Take a look at your QWERTY keyboard and look the correspondence of numbers
to the letters immediately below and to the right:
1 corresponds to Q
2 corresponds to W
and so forth. All numbers in RTTY (and a few others characters) are
preceeded by a SHIFT character, which causes a Q bit pattern to be
interpreted as a '1' instead. This was done to fit letters, numbers, and
punctuation into a 5-bit code (only 32 combinations). This is also why you
saw letters instead of numbers: if the SHIFT gets obliterated, that's what
you see. You'll also see the letter 'A' instead of a space for the same reason.
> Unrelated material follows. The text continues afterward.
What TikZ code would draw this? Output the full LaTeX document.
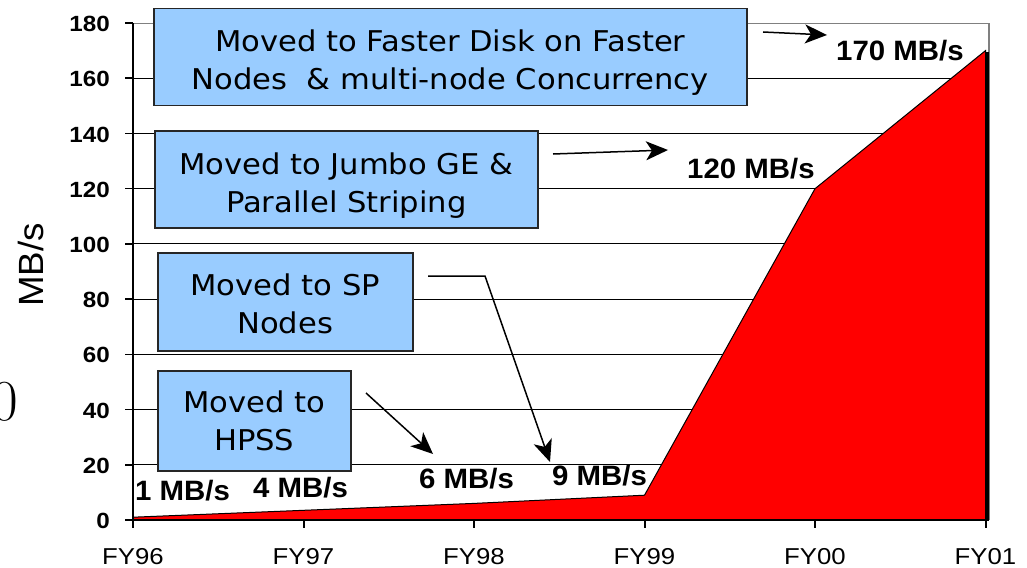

Find a table of Baudot characters and study the bit patterns - I usre hope
there is still one in the back of the ARRL Handbook!
Once you master this, you will ask for fewer fills because you will see the
letters and know what they mean. For example, you know that:
NB1B TU TOOAPQWAPQWAPQW
is a report of 599 012 012 012
And now you should know which letter corresponds to '3' ;-)
hope this helps! - jeff wk6i
At 02:01 PM 2/14/2005, NB1B wrote:
>What mechanism makes some programs send the letters instead of the numbers?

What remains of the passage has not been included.